Information provided start

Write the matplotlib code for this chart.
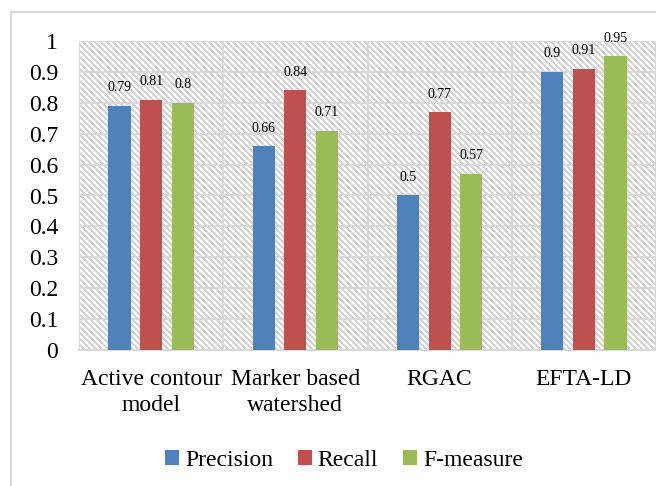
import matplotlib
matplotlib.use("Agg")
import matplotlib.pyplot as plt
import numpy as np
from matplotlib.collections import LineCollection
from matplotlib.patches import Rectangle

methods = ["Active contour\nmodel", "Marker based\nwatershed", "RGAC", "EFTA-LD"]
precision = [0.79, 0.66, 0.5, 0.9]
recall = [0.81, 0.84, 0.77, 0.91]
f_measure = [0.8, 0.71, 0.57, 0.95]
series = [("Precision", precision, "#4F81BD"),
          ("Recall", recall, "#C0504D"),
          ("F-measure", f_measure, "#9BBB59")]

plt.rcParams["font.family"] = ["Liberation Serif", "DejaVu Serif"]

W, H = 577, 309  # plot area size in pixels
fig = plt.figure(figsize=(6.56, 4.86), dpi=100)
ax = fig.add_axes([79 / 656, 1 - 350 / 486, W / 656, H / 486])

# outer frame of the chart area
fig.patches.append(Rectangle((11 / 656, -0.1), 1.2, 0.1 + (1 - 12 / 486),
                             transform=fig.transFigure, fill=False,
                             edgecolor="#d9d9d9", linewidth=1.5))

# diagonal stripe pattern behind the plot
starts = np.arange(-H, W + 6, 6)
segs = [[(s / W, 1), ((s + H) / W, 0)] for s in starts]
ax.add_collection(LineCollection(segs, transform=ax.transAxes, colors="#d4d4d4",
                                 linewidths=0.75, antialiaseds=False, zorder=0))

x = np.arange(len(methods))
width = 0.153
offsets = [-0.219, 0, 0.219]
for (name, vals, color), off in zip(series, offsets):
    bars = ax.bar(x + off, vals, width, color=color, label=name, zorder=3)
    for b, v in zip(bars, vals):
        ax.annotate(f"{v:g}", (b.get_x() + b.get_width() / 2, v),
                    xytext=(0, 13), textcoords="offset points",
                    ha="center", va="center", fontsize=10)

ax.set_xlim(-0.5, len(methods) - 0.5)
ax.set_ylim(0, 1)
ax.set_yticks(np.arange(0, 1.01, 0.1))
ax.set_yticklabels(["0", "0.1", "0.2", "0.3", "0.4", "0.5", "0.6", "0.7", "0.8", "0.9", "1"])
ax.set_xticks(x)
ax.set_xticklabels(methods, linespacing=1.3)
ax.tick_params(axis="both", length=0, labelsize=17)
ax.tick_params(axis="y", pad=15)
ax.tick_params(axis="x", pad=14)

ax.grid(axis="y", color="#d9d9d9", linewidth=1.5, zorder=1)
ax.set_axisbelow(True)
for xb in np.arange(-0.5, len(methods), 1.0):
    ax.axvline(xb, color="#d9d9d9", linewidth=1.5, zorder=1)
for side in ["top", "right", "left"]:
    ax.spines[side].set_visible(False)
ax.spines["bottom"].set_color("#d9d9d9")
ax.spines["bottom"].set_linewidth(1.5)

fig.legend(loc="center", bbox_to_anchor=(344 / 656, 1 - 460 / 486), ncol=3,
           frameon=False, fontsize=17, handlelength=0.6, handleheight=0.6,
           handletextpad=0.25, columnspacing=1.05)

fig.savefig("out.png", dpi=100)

Information provided end

** What you need to do **
Write out the lines from the start of the material to the line with "from matplotlib.patches import Rectangle", inclusive and exactly. Skip the pictures.

** Written response **
Write the matplotlib code for this chart.
import matplotlib
matplotlib.use("Agg")
import matplotlib.pyplot as plt
import numpy as np
from matplotlib.collections import LineCollection
from matplotlib.patches import Rectangle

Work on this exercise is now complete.